Gaza: Following Arouri assassination, Egypt freezes involvement in Israel-Palestine negotiations

An Egyptian source says Cairo has informed Israel that it is freezing its involvement in the indirect negotiations following the assassination of Hamas’ second-in-command, Saleh al-Arouri.

A senior Hamas official said that Tuesday’s elimination of the deputy leader of Hamas, Saleh al-Arouri, does not allow for a dialogue on negotiations on an exchange deal and a ceasefire with Israel.

In a conversation with the pan-Arab Al-Araby Al-Jadeed newspaper, the Palestinian Arab source said that the mediators feel embarrassed following the crime that was committed after there had been a positive atmosphere in the indirect negotiations between the parties, who exchanged offers and responses to the offers.
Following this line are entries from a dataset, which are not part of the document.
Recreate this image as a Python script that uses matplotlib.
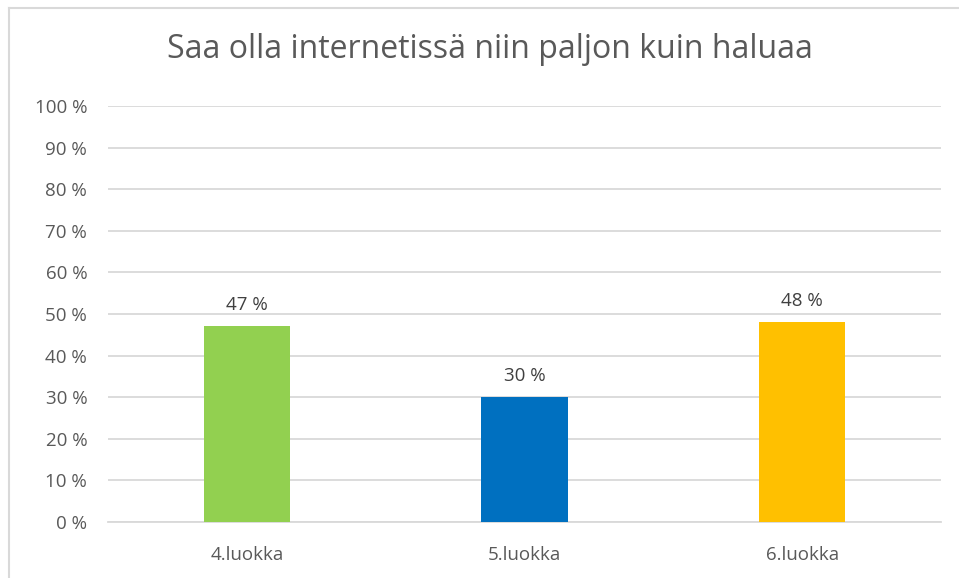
import matplotlib.pyplot as plt
from matplotlib.lines import Line2D
from matplotlib.ticker import FuncFormatter

categories = ["4.luokka", "5.luokka", "6.luokka"]
values = [47, 30, 48]
colors = ["#92D050", "#0070C0", "#FFC000"]
title = "Saa olla internetissä niin paljon kuin haluaa"

plt.rcParams['font.family'] = ['Open Sans', 'DejaVu Sans']

W, H = 959, 578
fig = plt.figure(figsize=(W / 100, H / 100), dpi=100)
ax = fig.add_axes([108 / W, 1 - 522 / H, (941 - 108) / W, (522 - 106) / H])

x = range(len(categories))
bars = ax.bar(x, values, width=0.31, color=colors, zorder=3)
for b, v in zip(bars, values):
    ax.annotate(f"{v} %", (b.get_x() + b.get_width() / 2, v), xytext=(0, 9),
                textcoords="offset points", ha="center", va="bottom",
                fontsize=13.5, color="#404040")

ax.set_xlim(-0.5, 2.5)
ax.set_ylim(0, 100)
ax.set_yticks(range(0, 101, 10))
ax.yaxis.set_major_formatter(FuncFormatter(lambda v, p: f"{int(v)} %"))
ax.set_xticks(list(x))
ax.set_xticklabels(categories)
ax.tick_params(axis="both", length=0, labelsize=13.5, colors="#595959")
ax.tick_params(axis="y", pad=15)
ax.tick_params(axis="x", pad=17)
ax.grid(axis="y", color="#D9D9D9", linewidth=1.3, zorder=0)
for s in ["top", "right", "left"]:
    ax.spines[s].set_visible(False)
ax.spines["bottom"].set_color("#D9D9D9")
ax.spines["bottom"].set_linewidth(1.3)

fig.text(490 / W, 1 - 50 / H, title, ha="center", va="center",
         fontsize=23, color="#595959")

# outer chart border (top and left visible)
fig.add_artist(Line2D([9 / W, 1], [1 - 8 / H, 1 - 8 / H], color="#D9D9D9", lw=1.5))
fig.add_artist(Line2D([9 / W, 9 / W], [0, 1 - 8 / H], color="#D9D9D9", lw=1.5))

fig.savefig("out.png", dpi=100)
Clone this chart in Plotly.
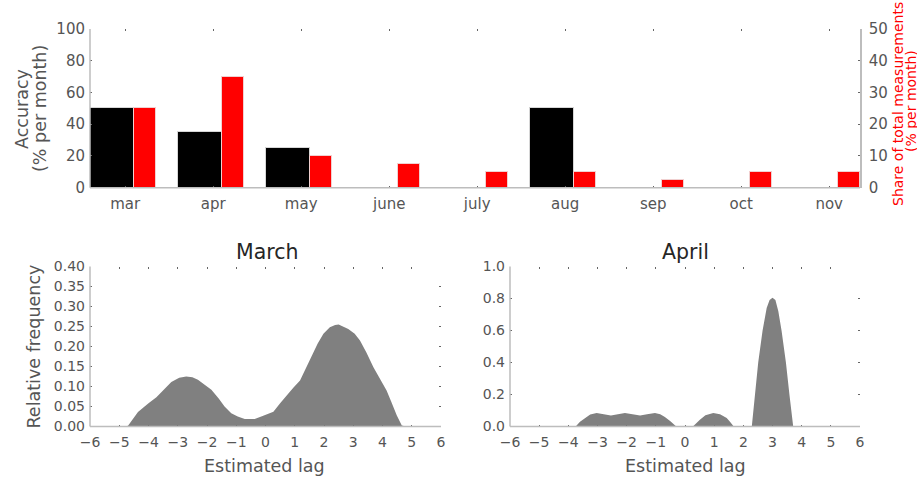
import plotly.graph_objects as go

# ---------------- data ----------------
months = ["mar", "apr", "may", "june", "july", "aug", "sep", "oct", "nov"]
accuracy = [50, 35, 25, 0, 0, 50, 0, 0, 0]          # % per month (left axis)
share = [25, 35, 10, 7.5, 5, 5, 2.5, 5, 5]           # % of total measurements (right axis)

march_lag = [-6, -4.8, -4.7, -4.36, -4.0, -3.73, -3.22, -2.95, -2.71, -2.5, -2.31, -2.05,
             -1.85, -1.6, -1.4, -1.17, -0.95, -0.71, -0.5, -0.37, -0.1, 0.27, 0.5, 0.72,
             0.95, 1.18, 1.38, 1.58, 1.78, 1.98, 2.2, 2.38, 2.5, 2.83, 3.05, 3.23, 3.45,
             3.69, 3.9, 4.14, 4.3, 4.49, 4.66, 4.8, 6]
march_freq = [0, 0, 0.002, 0.036, 0.058, 0.073, 0.111, 0.122, 0.125, 0.123, 0.117, 0.104,
              0.092, 0.070, 0.050, 0.033, 0.025, 0.019, 0.018, 0.019, 0.026, 0.037, 0.058, 0.0775,
              0.097, 0.115, 0.145, 0.1775, 0.207, 0.232, 0.248, 0.254, 0.255, 0.244, 0.232, 0.215, 0.185,
              0.148, 0.122, 0.090, 0.062, 0.0275, 0.0025, 0, 0]

april_lag = [-6, -3.75, -3.6, -3.43, -3.25, -3.03, -2.8, -2.54, -2.3, -2.06, -1.8, -1.54,
             -1.3, -1.03, -0.85, -0.69, -0.5, -0.3, 0.27, 0.4, 0.51, 0.7, 0.97, 1.2, 1.43,
             1.55, 1.67, 2.29, 2.39, 2.51, 2.66, 2.8, 2.9, 3.0, 3.1, 3.2, 3.31, 3.46, 3.58,
             3.71, 6]
april_freq = [0, 0, 0.03, 0.053, 0.075, 0.084, 0.075, 0.069, 0.076, 0.084, 0.076, 0.069,
              0.077, 0.084, 0.076, 0.059, 0.033, 0, 0, 0.025, 0.042, 0.07, 0.085, 0.077, 0.053,
              0.028, 0, 0, 0.2, 0.4, 0.6, 0.74, 0.79, 0.805, 0.79, 0.72, 0.6, 0.4, 0.2,
              0, 0]

# ---------------- style ----------------
FONT = "DejaVu Sans"
TICKC = "#555555"
LINEC = "#bdbdbd"
FILLC = "#808080"

idx = list(range(len(months)))

fig = go.Figure()
fig.add_trace(go.Bar(x=idx, y=accuracy, width=0.5, offset=-0.4,
                     marker=dict(color="black", line=dict(color="#d6d6d6", width=1)),
                     xaxis="x", yaxis="y", showlegend=False))
fig.add_trace(go.Bar(x=idx, y=share, width=0.25, offset=0.1,
                     marker=dict(color="red", line=dict(color="#f0d0d0", width=1)),
                     xaxis="x", yaxis="y2", showlegend=False))
fig.add_trace(go.Scatter(x=march_lag, y=march_freq, mode="lines", fill="tozeroy",
                         fillcolor=FILLC, line=dict(width=0, color=FILLC),
                         xaxis="x2", yaxis="y3", showlegend=False))
fig.add_trace(go.Scatter(x=april_lag, y=april_freq, mode="lines", fill="tozeroy",
                         fillcolor=FILLC, line=dict(width=0, color=FILLC),
                         xaxis="x3", yaxis="y4", showlegend=False))

W, H = 917, 477
def px(x):
    return x / W
def py(y):
    return 1 - y / H

top_dom_x = [px(90), px(860)]
top_dom_y = [py(187.7), py(29)]
bl_dom_x = [px(90), px(441)]
br_dom_x = [px(510), px(860)]
bot_dom_y = [py(426.5), py(266.5)]

common = dict(showgrid=False, zeroline=False, showline=False, ticks="inside",
              ticklen=2, tickwidth=1, tickcolor="#666666", mirror="ticks",
              automargin=False,
              tickfont=dict(family=FONT, size=15, color=TICKC))
common_b = dict(common, tickfont=dict(family=FONT, size=14, color=TICKC))
xs = dict(ticklabelstandoff=5)
ys = dict(ticklabelstandoff=4)

fig.update_layout(
    template="none",
    width=W, height=H, margin=dict(l=0, r=0, t=0, b=0),
    paper_bgcolor="white", plot_bgcolor="white",
    barmode="overlay", bargap=0,
    font=dict(family=FONT, color=TICKC),
    xaxis=dict(common, **xs, domain=top_dom_x, anchor="y", range=[-0.4, 8.35],
               tickvals=idx, ticktext=months),
    yaxis=dict(common, **ys, domain=top_dom_y, anchor="x", range=[0, 100],
               tickvals=[0, 20, 40, 60, 80, 100]),
    yaxis2=dict(common, **ys, overlaying="y", side="right", anchor="x", range=[0, 50],
                tickvals=[0, 10, 20, 30, 40, 50], showline=True, linecolor=LINEC,
                linewidth=1.5, mirror=False),
    xaxis2=dict(common_b, **xs, domain=bl_dom_x, anchor="y3", range=[-6, 6],
                tickvals=list(range(-6, 7))),
    yaxis3=dict(common_b, **ys, domain=bot_dom_y, anchor="x2", range=[0, 0.4],
                tickvals=[0, 0.05, 0.1, 0.15, 0.2, 0.25, 0.3, 0.35, 0.4], tickformat=".2f"),
    xaxis3=dict(common_b, **xs, domain=br_dom_x, anchor="y4", range=[-6, 6],
                tickvals=list(range(-6, 7))),
    yaxis4=dict(common_b, **ys, domain=bot_dom_y, anchor="x3", range=[0, 1],
                tickvals=[0, 0.2, 0.4, 0.6, 0.8, 1.0], tickformat=".1f"),
)

# axis lines (left and bottom spines)
shapes = []
for xa, ya in [("x", "y"), ("x2", "y3"), ("x3", "y4")]:
    shapes.append(dict(type="line", xref=f"{xa} domain", yref=f"{ya} domain",
                       x0=0, x1=0, y0=0, y1=1, line=dict(color=LINEC, width=1.5), layer="above"))
    shapes.append(dict(type="line", xref=f"{xa} domain", yref=f"{ya} domain",
                       x0=0, x1=1, y0=0, y1=0, line=dict(color=LINEC, width=1.5), layer="above"))
fig.update_layout(shapes=shapes)

def ann(text, x, y, size, color=TICKC, angle=0):
    return dict(text=text, x=px(x), y=py(y), xref="paper", yref="paper",
                showarrow=False, xanchor="center", yanchor="middle", textangle=angle,
                font=dict(family=FONT, size=size, color=color))

fig.update_layout(annotations=[
    ann("Accuracy", 22, 109, 17.5, angle=-90),
    ann("(% per month)", 40, 109, 17.5, angle=-90),
    ann("Share of total measurements", 898, 104, 14, color="red", angle=-90),
    ann("(% per month)", 911, 101, 14, color="red", angle=-90),
    ann("March", 267, 252, 20.5, color="#262626"),
    ann("April", 685, 252, 20.5, color="#262626"),
    ann("Relative frequency", 33, 346.5, 17.5, angle=-90),
    ann("Estimated lag", 264.5, 466, 17.5),
    ann("Estimated lag", 685.3, 466, 17.5),
])

fig.write_html("out.html")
Now, the source said, there is a desire to respond to the elimination in a similar manner and that the options are open in all arenas while at the same time there are talks between all the Palestinian Arab organizations on the appropriate response.

An Egyptian official told the newspaper that there is no alternative to the negotiation route to resolve the crisis in the Gaza Strip and that if Egypt ceases its involvement in this issue, the crisis may escalate in a way that exceeds the estimates of all parties.

The official added that Egypt informed Israel that in response to the assassination of Arouri, it was freezing its involvement in mediating between Israel and Hamas, and against this background an Israeli delegation, which included the person responsible for the captives and the missing, cut short its visit to Egypt, just one day after arriving in Cairo.

Hamas condemned Israel for the ‘cowardly assassination’ of its deputy leader in southern Beirut, while Hezbollah vowed revenge.

Israel killed senior Hamas official Saleh al-Arouri in a targeted attack in the Lebanese capital on Tuesday, heightening the risk of a wider conflict amid Israel’s devastating offensive on the besieged Gaza Strip.

Izzat al Rishq, a member of the Palestinian movement’s political bureau, said Arouri was killed in a “cowardly assassination” by Israel, and warned such attacks would “not succeed in breaking the will and steadfastness of our people, or undermining the continuation of their valiant resistance.”

“It proves once again the abject failure of this enemy to achieve any of its aggressive goals in the Gaza Strip,” he said.

Ismail Haniyeh, the head of Hamas’ political bureau, also slammed the killing and compared it with the assassination of other senior Hamas leaders, including the group’s founder, Sheikh Ahmed Yassin, in 2004.

“The assassination of the leader al-Arouri and his brothers by the occupation is a fully-fledged terrorist act, a violation of Lebanon’s sovereignty, and an expansion of its aggression,” Haniyeh said.

Lebanon’s state-run National News Agency said the blast in Beirut’s southern suburb of Dahiyeh was carried out by an Israeli drone. Footage shared on social media showed the burnt-out wreckage of several vehicles in southern Beirut, as crowds gathered nearby after the attack.

Dahiyeh, where the explosion took place, is a largely residential neighbourhood but also serves as a stronghold for the Lebanese armed movement Hezbollah.

In a statement late on Tuesday, Hezbollah said that the attack, which also killed two commanders from the al-Qassam Brigades, was a “serious assault on Lebanon” and that the group had “its finger on the trigger.”

“The criminal enemy which after ninety days of crime, killing and destruction was unable to subjugate Gaza is resorting to a policy of assassination,” Hezbollah said.

Lebanese Prime Minister Najib Mikati also condemned the explosion, calling it a “new Israeli crime”.

Hours before Arouri’s killing, Turkey detained 33 people who it alleged were spying on Palestinians on behalf of Israel’s Mossad intelligence agency.

Last month, Ankara warned Israel against plotting to kill Hamas members in Turkey, following reports of plans to target the group’s leaders overseas.

The killing sparked protests that engulfed the occupied West Bank on Tuesday, and protesters also thronged the streets of the Jordanian capital Amman.

So far, the Israeli army has refused to comment on Arouri’s assassination, but said its forces were “highly prepared for any scenario”.

Israeli officials have repeatedly vowed to attack Hamas leaders outside of the occupied Palestinian territories, including in Lebanon, Qatar and Turkey, following the 7 October attack on southern Israel.

In November, Israeli Prime Minister Benjamin Netanyahu said he had instructed Mossad, Israel’s intelligence service, to “assassinate all the leaders of Hamas wherever they are”.

In early December, a leaked recording revealed Ronen Bar, the head of Shin Bet, Israel’s internal security agency, telling Israeli parliamentarians that Hamas leaders would be killed “in Gaza, in the West Bank, in Lebanon, in Turkey, in Qatar, everywhere … It will take a few years, but we will be there in order to do it.”